The Creator’s Lab

Influencer Marketing ROI Explained

May 05, 2026 2 min read

Influencer marketing continues to dominate in 2026, but success depends on tracking real impact, not vanity metrics. ROI analysis is key to understanding which partnerships drive sales, leads, and engagement.

Why ROI Matters in Influencer Marketing

Brands often focus on followers or likes, but these metrics don’t guarantee results. ROI measures the actual return—whether a campaign brings revenue, conversions, or other business objectives.

How to Measure Influencer Marketing ROI

  1. Set Clear Goals: Define objectives like sales, app downloads, newsletter sign-ups, or website visits.

  2. Track Conversions: Assign measurable values to each goal and monitor outcomes.

  3. Monitor Engagement: Analyze likes, comments, shares, and click-throughs to understand reach and resonance.

  4. Use Analytics Tools: Platforms like Schedra integrate influencer campaign data, showing which content and creators deliver the highest ROI.

  5. Calculate ROI: Use the formula: ROI = Revenue from Influencer Campaign – Cost of Campaign / Cost of Campaign times 100.

Example in Action

A wellness brand partnered with three influencers for a supplement launch.
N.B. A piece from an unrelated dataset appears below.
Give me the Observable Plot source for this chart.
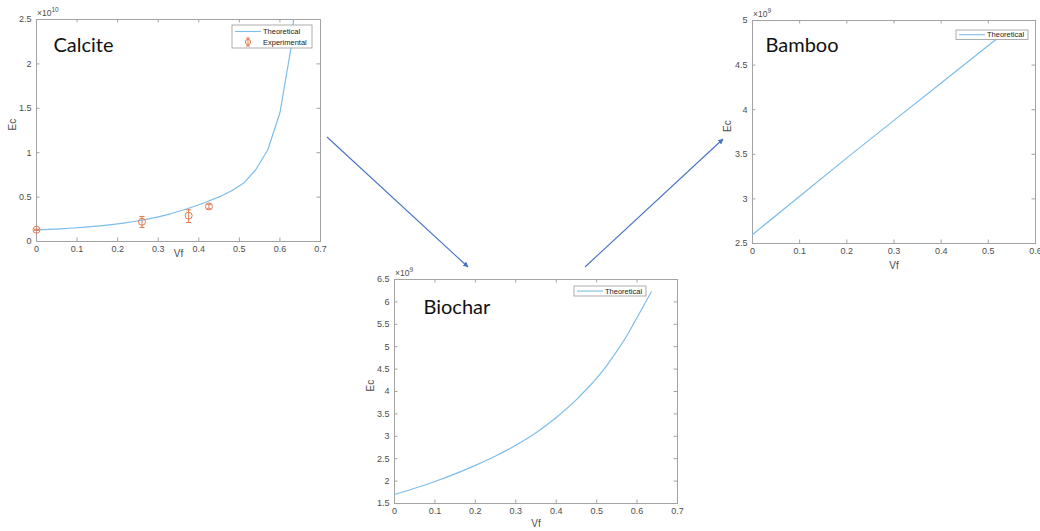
<!DOCTYPE html>
<html><head><meta charset="utf-8">
<script src="https://cdn.jsdelivr.net/npm/d3@7"></script>
<script src="https://cdn.jsdelivr.net/npm/@observablehq/plot@0.6"></script>
<style>
body{margin:0;background:#fff;}
#wrap{position:relative;width:1040px;height:531px;overflow:hidden;background:#fff;font-family:"Liberation Sans",Arial,sans-serif;}
#wrap svg{position:absolute;}
</style></head><body><div id="wrap"></div>
<script>
// ---- data ----
const calciteVf = [0,0.03,0.06,0.09,0.12,0.15,0.18,0.21,0.24,0.27,0.30,0.33,0.36,0.39,0.42,0.45,0.48,0.51,0.54,0.57,0.60,0.63,0.66];
const calciteEc = [1.30e9,1.36e9,1.43e9,1.52e9,1.62e9,1.74e9,1.88e9,2.05e9,2.25e9,2.50e9,2.78e9,3.12e9,3.52e9,3.97e9,4.47e9,5.02e9,5.68e9,6.55e9,8.05e9,1.03e10,1.45e10,2.25e10,4.5e10];
const expVf = [0, 0.26, 0.375, 0.425];
const expEc = [1.32e9, 2.22e9, 2.90e9, 3.95e9];
const expLo = [1.25e9, 1.58e9, 2.14e9, 3.68e9];
const expHi = [1.39e9, 2.82e9, 3.57e9, 4.20e9];

const biocharVf = [0,0.05,0.10,0.15,0.20,0.25,0.30,0.35,0.40,0.45,0.475,0.50,0.525,0.55,0.575,0.60,0.635];
const biocharEc = [1.70e9,1.84e9,1.99e9,2.16e9,2.35e9,2.56e9,2.80e9,3.08e9,3.42e9,3.82e9,4.05e9,4.30e9,4.58e9,4.90e9,5.25e9,5.65e9,6.22e9];

const bambooVf = [0,0.1,0.2,0.3,0.4,0.5,0.53];
const bambooEc = [2.60e9,3.03e9,3.46e9,3.88e9,4.30e9,4.72e9,4.84e9];

const xTicks07 = [0,0.1,0.2,0.3,0.4,0.5,0.6,0.7];
const xTicks06 = [0,0.1,0.2,0.3,0.4,0.5,0.6];
const calciteYTicks = [0,0.5e10,1e10,1.5e10,2e10,2.5e10];
const biocharYTicks = [1.5e9,2e9,2.5e9,3e9,3.5e9,4e9,4.5e9,5e9,5.5e9,6e9,6.5e9];
const bambooYTicks = [2.5e9,3e9,3.5e9,4e9,4.5e9,5e9];

// ---- styles ----
const LINE = "#7dbdea";
const ORANGE = "#e07a4f";
const AXIS = "#a3a3a3";
const TXT = "#4d4d4d";
const ARROW = "#4472c4";

const capSymbol = {draw(ctx, size){ const r = Math.sqrt(size/Math.PI); ctx.moveTo(-r,0); ctx.lineTo(r,0);} };

function fmt(v){ return String(+v.toFixed(2)); }

function panel(o){
  const W = o.width - o.ml - o.mr, H = o.height - o.mt - o.mb;
  const annot = (index, scales, values, dims) => {
    const g = d3.create("svg:g").attr("font-family","Liberation Sans, Arial, sans-serif").attr("text-anchor", "start");
    // exponent
    const ex = g.append("text").attr("x", dims.marginLeft + 1).attr("y", dims.marginTop - 3)
      .attr("fill", TXT).attr("font-size", 8.5).attr("text-anchor", "start");
    ex.append("tspan").text("×10");
    ex.append("tspan").attr("dy", -4).attr("font-size", 6.5).text(o.exp);
    // legend
    const lx = dims.width - dims.marginRight - o.legRight - o.legW;
    const ly = dims.marginTop + o.legTop;
    g.append("rect").attr("x", lx).attr("y", ly).attr("width", o.legW).attr("height", o.legH)
      .attr("fill", "#fff").attr("stroke", "#9a9a9a").attr("stroke-width", 0.8);
    o.legItems.forEach((it, i) => {
      const cy = ly + (o.legItems.length === 1 ? o.legH/2 : 6.5 + i*10.5);
      if (it.kind === "line") {
        g.append("line").attr("x1", lx+3).attr("x2", lx+29).attr("y1", cy).attr("y2", cy)
          .attr("stroke", LINE).attr("stroke-width", 1.1);
      } else {
        const cx = lx + 16;
        g.append("line").attr("x1", cx).attr("x2", cx).attr("y1", cy-4).attr("y2", cy+4).attr("stroke", ORANGE);
        g.append("line").attr("x1", cx-2).attr("x2", cx+2).attr("y1", cy-4).attr("y2", cy-4).attr("stroke", ORANGE);
        g.append("line").attr("x1", cx-2).attr("x2", cx+2).attr("y1", cy+4).attr("y2", cy+4).attr("stroke", ORANGE);
        g.append("circle").attr("cx", cx).attr("cy", cy).attr("r", 2.6).attr("fill", "none").attr("stroke", ORANGE);
      }
      g.append("text").attr("x", lx+31).attr("y", cy).attr("dy", "0.35em").attr("font-size", 7.5)
        .attr("text-anchor", "start").attr("fill", "#222").text(it.label);
    });
    return g.node();
  };
  const svg = Plot.plot({
    width: o.width, height: o.height,
    marginLeft: o.ml, marginRight: o.mr, marginTop: o.mt, marginBottom: o.mb,
    x: {domain: o.xDomain},
    y: {domain: o.yDomain},
    style: {fontFamily: "Liberation Sans, Arial, sans-serif", fontSize: "9px", background: "transparent", overflow: "visible", color: TXT},
    marks: [
      Plot.frame({stroke: AXIS}),
      Plot.tickX(o.xTicks, {x: d => d, insetTop: H - 3.5, stroke: AXIS}),
      Plot.tickX(o.xTicks, {x: d => d, insetBottom: H - 3.5, stroke: AXIS}),
      Plot.tickY(o.yTicks, {y: d => d, insetRight: W - 3.5, stroke: AXIS}),
      Plot.tickY(o.yTicks, {y: d => d, insetLeft: W - 3.5, stroke: AXIS}),
      Plot.axisX({ticks: o.xTicks, tickSize: 0, tickPadding: 4, tickFormat: fmt, label: null, color: TXT, fontSize: 9}),
      Plot.axisY({ticks: o.yTicks, tickSize: 0, tickPadding: 5, tickFormat: d => fmt(d / o.yUnit), label: null, color: TXT, fontSize: 9}),
      Plot.text(["Vf"], {text: d => d, frameAnchor: "bottom", dy: o.vfDy, lineAnchor: "middle", fontSize: 10, fill: TXT}),
      Plot.text(["Ec"], {text: d => d, frameAnchor: "left", dx: o.ecDx, rotate: -90, fontSize: 10, fill: TXT}),
      Plot.text([o.title], {text: d => d, frameAnchor: "top-left", dx: o.tDx, dy: o.tDy, textAnchor: "start", lineAnchor: "middle", fontSize: 20, fill: "#111", fontFamily: "Lato, 'Open Sans', sans-serif"}),
      ...o.marks,
      annot
    ]
  });
  svg.style.left = o.left + "px";
  svg.style.top = o.top + "px";
  return svg;
}

const wrap = document.getElementById("wrap");

wrap.appendChild(panel({
  left: 0, top: 0, width: 330, height: 265, ml: 36, mr: 10, mt: 19, mb: 24,
  xDomain: [0, 0.7], yDomain: [0, 2.5e10], xTicks: xTicks07, yTicks: calciteYTicks, yUnit: 1e10, exp: "10",
  title: "Calcite", tDx: 17, tDy: 26, vfDy: 12, ecDx: -24,
  legRight: 8, legTop: 6, legW: 80, legH: 23,
  legItems: [{kind: "line", label: "Theoretical"}, {kind: "err", label: "Experimental"}],
  marks: [
    Plot.line(calciteVf, {x: d => d, y: (d, i) => calciteEc[i], stroke: LINE, strokeWidth: 1.2, clip: true}),
    Plot.ruleX(expVf, {x: d => d, y1: (d, i) => expLo[i], y2: (d, i) => expHi[i], stroke: ORANGE}),
    Plot.dot(expVf, {x: d => d, y: (d, i) => expLo[i], symbol: capSymbol, r: 2.5, stroke: ORANGE, strokeWidth: 1}),
    Plot.dot(expVf, {x: d => d, y: (d, i) => expHi[i], symbol: capSymbol, r: 2.5, stroke: ORANGE, strokeWidth: 1}),
    Plot.dot(expVf, {x: d => d, y: (d, i) => expEc[i], r: 3.5, stroke: ORANGE, fill: "none", strokeWidth: 1})
  ]
}));

wrap.appendChild(panel({
  left: 360, top: 262, width: 330, height: 269, ml: 34, mr: 13, mt: 17, mb: 28,
  xDomain: [0, 0.7], yDomain: [1.5e9, 6.5e9], xTicks: xTicks07, yTicks: biocharYTicks, yUnit: 1e9, exp: "9",
  title: "Biochar", tDx: 29, tDy: 28, vfDy: 20, ecDx: -24,
  legRight: 31, legTop: 7, legW: 72, legH: 10,
  legItems: [{kind: "line", label: "Theoretical"}],
  marks: [
    Plot.line(biocharVf, {x: d => d, y: (d, i) => biocharEc[i], stroke: LINE, strokeWidth: 1.2, clip: true, curve: "monotone-x"})
  ]
}));

wrap.appendChild(panel({
  left: 710, top: 0, width: 330, height: 270, ml: 42, mr: 5, mt: 20, mb: 27,
  xDomain: [0, 0.6], yDomain: [2.5e9, 5e9], xTicks: xTicks06, yTicks: bambooYTicks, yUnit: 1e9, exp: "9",
  title: "Bamboo", tDx: 13, tDy: 25, vfDy: 22, ecDx: -25,
  legRight: 7, legTop: 10, legW: 72, legH: 9.5,
  legItems: [{kind: "line", label: "Theoretical"}],
  marks: [
    Plot.line(bambooVf, {x: d => d, y: (d, i) => bambooEc[i], stroke: LINE, strokeWidth: 1.2, clip: true})
  ]
}));

// connector arrows
const ov = d3.select(wrap).append("svg").attr("width", 1040).attr("height", 531)
  .style("left", "0px").style("top", "0px").style("pointer-events", "none");
ov.append("defs").append("marker").attr("id", "ah").attr("viewBox", "0 0 10 10")
  .attr("refX", 9).attr("refY", 5).attr("markerWidth", 5.5).attr("markerHeight", 5.5)
  .attr("markerUnits", "userSpaceOnUse").attr("orient", "auto")
  .append("path").attr("d", "M0,0 L10,5 L0,10 z").attr("fill", ARROW);
const arrows = [[327, 137, 468, 267], [585, 267, 723, 139]];
ov.selectAll("line.arr").data(arrows).join("line").attr("class", "arr")
  .attr("x1", d => d[0]).attr("y1", d => d[1]).attr("x2", d => d[2]).attr("y2", d => d[3])
  .attr("stroke", ARROW).attr("stroke-width", 1.1).attr("marker-end", "url(#ah)");
</script></body></html>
Using Schedra, they discovered one influencer with fewer followers generated the most conversions and revenue due to highly engaged audiences. This insight allowed the brand to focus future campaigns on similar micro-influencers, maximizing ROI.

Final Thoughts

Influencer marketing ROI is about outcomes, not appearances. By defining goals, measuring conversions, and leveraging analytics tools like Schedra, brands can identify high-performing partnerships, optimize spend, and scale influencer marketing effectively in 2026.